Während der dreißiger Jahre des neunzehnten Jahrhunderts gab es für die Heiligen der Letzten Tage hauptsächlich zwei Sammlungsorte, nämlich das westliche Missouri und das nordöstliche Ohio. Obwohl sich mehr Mitglieder der Kirche in Missouri versammelten, war die Stadt Kirtland in Ohio das eigentliche Verwaltungszentrum der Kirche und von 1831 bis in die ersten Monate des Jahres 1838 Ausgangspunkt der Missionsarbeit der Kirche.
Das Wachstum der Kirche im nordöstlichen Ohio setzte bereits kurz nach Gründung der Kirche im Jahr 1830 ein.
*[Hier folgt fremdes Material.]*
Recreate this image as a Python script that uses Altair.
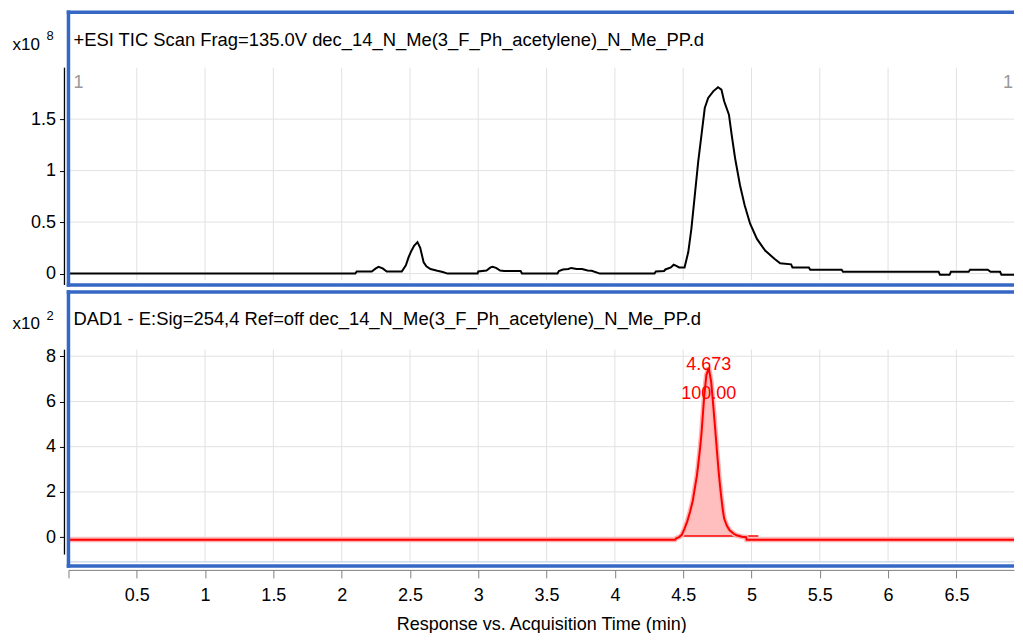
import altair as alt
import pandas as pd

# ---------------- data ----------------
tic_time = [0.0, 2.10, 2.11, 2.22, 2.25, 2.27, 2.30, 2.33, 2.44, 2.47, 2.49, 2.51, 2.53, 2.555,
            2.575, 2.60, 2.62, 2.65, 2.70, 2.74, 2.775, 2.995, 3.0, 3.06, 3.09, 3.105, 3.13, 3.16,
            3.19, 3.31, 3.32, 3.58, 3.59, 3.62, 3.66, 3.68, 3.72, 3.76, 3.80, 3.83, 3.88, 3.89,
            4.29, 4.30, 4.36, 4.37, 4.41, 4.43, 4.45, 4.47, 4.51, 4.537, 4.56, 4.585, 4.61, 4.634,
            4.658, 4.683, 4.72, 4.755, 4.78, 4.80, 4.835, 4.855, 4.88, 4.916, 4.95, 4.99, 5.04,
            5.10, 5.17, 5.21, 5.29, 5.30, 5.42, 5.43, 5.66, 5.67, 6.37, 6.38, 6.45, 6.46, 6.59,
            6.60, 6.73, 6.75, 6.82, 6.83, 6.93, 6.94, 6.99]
tic_value = [0.0, 0.0, 0.02, 0.02, 0.05, 0.066, 0.05, 0.02, 0.02, 0.08, 0.16, 0.22, 0.27, 0.305,
             0.25, 0.11, 0.07, 0.044, 0.027, 0.015, 0.0, 0.0, 0.02, 0.03, 0.06, 0.066, 0.055, 0.03,
             0.025, 0.025, 0.0, 0.0, 0.025, 0.04, 0.045, 0.055, 0.045, 0.045, 0.03, 0.027, 0.005, 0.0,
             0.0, 0.02, 0.025, 0.04, 0.06, 0.086, 0.075, 0.06, 0.06, 0.207, 0.435, 0.76, 1.087, 1.347,
             1.608, 1.706, 1.77, 1.81, 1.787, 1.673, 1.543, 1.347, 1.12, 0.858, 0.663, 0.484, 0.337,
             0.223, 0.142, 0.10, 0.09, 0.06, 0.06, 0.037, 0.037, 0.018, 0.018, -0.012, -0.012, 0.018, 0.018,
             0.037, 0.037, 0.018, 0.018, -0.012, -0.012, 0.018, 0.018]

dad_time = [0.0, 4.44, 4.45, 4.47, 4.49, 4.51, 4.53, 4.55, 4.57, 4.585, 4.60, 4.61, 4.625, 4.635,
            4.645, 4.655, 4.67, 4.687, 4.705, 4.72, 4.73, 4.74, 4.75, 4.76, 4.77, 4.78, 4.79, 4.80,
            4.82, 4.84, 4.87, 4.89, 4.93, 4.96, 4.965, 6.99]
dad_value = [-0.12, -0.12, -0.05, 0.0, 0.1, 0.38, 0.7, 1.11, 1.6, 2.15, 2.7, 3.18, 4.0, 4.65,
             5.5, 6.3, 7.16, 7.49, 6.87, 5.83, 5.1, 4.36, 3.6, 2.88, 2.25, 1.7, 1.2, 0.82,
             0.5, 0.30, 0.15, 0.08, 0.02, 0.0, -0.12, -0.12]

peak_rt = 4.687
peak_height = 7.49
peak_label_rt = "4.673"
peak_label_area = "100.00"
integ_start, integ_end, integ_level = 4.46, 5.05, 0.05

x_ticks = [0, 0.5, 1, 1.5, 2, 2.5, 3, 3.5, 4, 4.5, 5, 5.5, 6, 6.5]
tic_yticks = [0, 0.5, 1, 1.5]
dad_yticks = [0, 2, 4, 6, 8]

tic_header = "+ESI TIC Scan Frag=135.0V dec_14_N_Me(3_F_Ph_acetylene)_N_Me_PP.d"
dad_header = "DAD1 - E:Sig=254,4  Ref=off dec_14_N_Me(3_F_Ph_acetylene)_N_Me_PP.d"
x_title = "Response vs. Acquisition Time (min)"

# ---------------- style ----------------
FONT = "Liberation Sans"
BLUE = "#3468c4"
GRID = "#e2e2e2"
W = 946
H1 = 273
H2 = 274
BW = 1.75  # half border width
XMAX = 946 / 136.67
TIC_DOM = [-0.111, 2.539]
DAD_DOM = [-1.271, 10.840]

tic_df = pd.DataFrame({"t": tic_time, "v": tic_value})
dad_df = pd.DataFrame({"t": dad_time, "v": dad_value})
peak_df = dad_df[(dad_df.t >= integ_start) & (dad_df.t <= 4.96)].copy()
peak_df["base"] = integ_level
one = pd.DataFrame({"a": [0]})

xs = alt.Scale(domain=[0, XMAX], nice=False, zero=False)


def panel(df, ydom, yticks, grid_top, grid_bot, axis_bot, H, header, exp, trace_color, bottom):
    ys = alt.Scale(domain=ydom, nice=False, zero=False)
    xg = pd.DataFrame({"t": [v for v in x_ticks if v > 0], "y1": grid_bot, "y2": grid_top})
    yg = pd.DataFrame({"v": yticks, "x1": 0, "x2": XMAX})

    if bottom:
        xaxis = alt.Axis(values=x_ticks, labelExpr="datum.value == 0 ? '' : datum.label",
                         grid=False, domainColor="#808080", tickColor="#808080", tickSize=8,
                         offset=4, labelFontSize=18, labelPadding=9, title=x_title,
                         titleFontSize=18, titleFontWeight="normal", titlePadding=11,
                         labelFont=FONT, titleFont=FONT, labelColor="black", titleColor="black",
                         format="~g")
    else:
        xaxis = None

    vgrid = alt.Chart(xg).mark_rule(color=GRID, strokeWidth=1).encode(
        x=alt.X("t:Q", scale=xs, axis=xaxis), y=alt.Y("y1:Q", scale=ys), y2="y2:Q")
    hgrid = alt.Chart(yg).mark_rule(color=GRID, strokeWidth=1).encode(
        y=alt.Y("v:Q", scale=ys,
                axis=alt.Axis(values=yticks, grid=False, domain=False, tickColor="black",
                              tickSize=5, offset=4, labelFontSize=18, labelPadding=4,
                              labelFont=FONT, labelColor="black", title=None, format="~g")),
        x=alt.X("x1:Q", scale=xs), x2="x2:Q")

    yline = alt.Chart(one).mark_rule(color="black", strokeWidth=1.3).encode(
        x=alt.value(-4), y=alt.datum(axis_bot), y2=alt.datum(grid_top))

    # frame drawn as thin filled bands (top, bottom, left)
    border_top = alt.Chart(one).mark_rect(color=BLUE).encode(
        x=alt.value(-BW), x2=alt.value(W), y=alt.value(-BW), y2=alt.value(BW))
    border_bot = alt.Chart(one).mark_rect(color=BLUE).encode(
        x=alt.value(-BW), x2=alt.value(W), y=alt.value(H - BW), y2=alt.value(H + BW))
    border_left = alt.Chart(one).mark_rect(color=BLUE).encode(
        x=alt.value(-BW), x2=alt.value(BW), y=alt.value(-BW), y2=alt.value(H + BW))

    head = alt.Chart(one).mark_text(align="left", baseline="middle", fontSize=18.4, font=FONT,
                                    color="black").encode(
        x=alt.value(5), y=alt.value(27.5), text=alt.value(header))
    x10 = alt.Chart(one).mark_text(align="left", baseline="middle", fontSize=17, font=FONT,
                                   color="black").encode(
        x=alt.value(-56), y=alt.value(32.5), text=alt.value("x10"))
    sup = alt.Chart(one).mark_text(align="left", baseline="middle", fontSize=13, font=FONT,
                                   color="black").encode(
        x=alt.value(-22), y=alt.value(24), text=alt.value(exp))

    layers = [vgrid, hgrid]
    if bottom:
        fill = alt.Chart(peak_df).mark_area(color="#ffbcbc", opacity=0.95).encode(
            x=alt.X("t:Q", scale=xs), y=alt.Y("v:Q", scale=ys), y2="base:Q")
        integ = alt.Chart(pd.DataFrame({"t1": [integ_start], "t2": [integ_end], "v": [integ_level]})
                          ).mark_rule(color="#ff0000", strokeWidth=1.5).encode(
            x=alt.X("t1:Q", scale=xs), x2="t2:Q", y=alt.Y("v:Q", scale=ys))
        halo = alt.Chart(df).mark_line(color="#ffb0b0", strokeWidth=5, clip=True).encode(
            x=alt.X("t:Q", scale=xs), y=alt.Y("v:Q", scale=ys))
        line = alt.Chart(df).mark_line(color=trace_color, strokeWidth=2, clip=True).encode(
            x=alt.X("t:Q", scale=xs), y=alt.Y("v:Q", scale=ys))
        lab_df = pd.DataFrame({"t": [peak_rt], "v": [peak_height],
                               "l1": [peak_label_rt], "l2": [peak_label_area]})
        lab1 = alt.Chart(lab_df).mark_text(color="#ff0000", fontSize=18, font=FONT, dy=-3).encode(
            x=alt.X("t:Q", scale=xs), y=alt.Y("v:Q", scale=ys), text="l1:N")
        lab2 = alt.Chart(lab_df).mark_text(color="#ff0000", fontSize=18, font=FONT, dy=26).encode(
            x=alt.X("t:Q", scale=xs), y=alt.Y("v:Q", scale=ys), text="l2:N")
        inner = alt.Chart(one).mark_rule(color="#b8c8e0", strokeWidth=1).encode(
            x=alt.value(0), x2=alt.value(W), y=alt.value(H - 4))
        layers += [inner, fill, integ, halo, line, lab1, lab2]
    else:
        line = alt.Chart(df).mark_line(color=trace_color, strokeWidth=2, clip=True).encode(
            x=alt.X("t:Q", scale=xs), y=alt.Y("v:Q", scale=ys))
        m1 = alt.Chart(one).mark_text(align="left", baseline="middle", fontSize=18, font=FONT,
                                      color="#999999").encode(
            x=alt.value(5), y=alt.value(71), text=alt.value("1"))
        m2 = alt.Chart(one).mark_text(align="right", baseline="middle", fontSize=18, font=FONT,
                                      color="#999999").encode(
            x=alt.value(W - 1), y=alt.value(71), text=alt.value("1"))
        layers += [line, m1, m2]

    layers += [yline, border_top, border_bot, border_left, head, x10, sup]
    return alt.layer(*layers).properties(width=W, height=H)


top = panel(tic_df, TIC_DOM, tic_yticks, 2.0, -0.065, -0.111, H1, tic_header, "8", "black", False)
bot = panel(dad_df, DAD_DOM, dad_yticks, 8.29, -1.07, -0.77, H2, dad_header, "2", "#ff0000", True)

chart = alt.vconcat(top, bot, spacing=3).properties(
    padding={"left": 4.5, "top": 2, "right": 0, "bottom": -1}
).configure(font=FONT).configure_view(strokeWidth=0)

chart.save("out.html", embed_options={"renderer": "svg", "actions": False})
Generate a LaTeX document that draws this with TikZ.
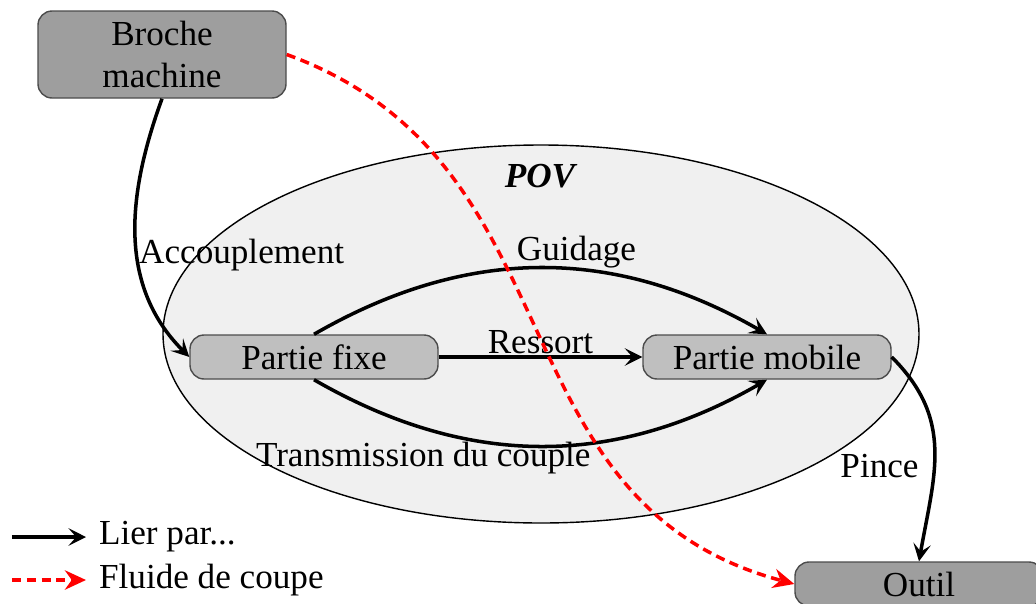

Ab dem späten Oktober 1830 begann die Kirche in Ohio Fuß zu fassen, da innerhalb eines einzigen Monats 150 Personen getauft wurden, von denen ungefähr 35 in der Stadt Kirtland lebten. (Siehe LAMANITEN, MISSION ZU DEN LAMANITEN.) Joseph SMITH <Smith, Joseph> zog mit seiner Familie Anfang 1831 nach Kirtland, und im Frühling und Frühsommer desselben Jahres kamen weitere Heilige der Letzten Tage nach, die hauptsächlich aus Ohio und New York stammten. Der Prophet besuchte Missouri zwar zweimal und wohnte einige Zeitlang im nahegelegenen Ort Hiram, aber sein eigentlicher Wohnsitz war Kirtland.
Der Großteil der in Kirtland lebenden ersten HLT-Siedler zog noch vor Ende des Jahres 1831 nach Missouri. Das schnelle Wachstum der HLT-Bevölkerung Kirtlands setzte dann im Jahr 1833 ein, als die Einwohnerzahl bis zum Jahr 1838 von 100 auf 2000 stieg. In den zehn Jahren vor der Zuwanderung der Mormonen hatte sich die Bevölkerungszahl der Stadt von 481 im Jahr 1820 auf 1018 im Jahr 1830 verdoppelt. Infolge der Zuwanderung der Heiligen der Letzten Tage verdreifachte sich die Einwohnerzahl in den darauffolgenden sieben Jahren.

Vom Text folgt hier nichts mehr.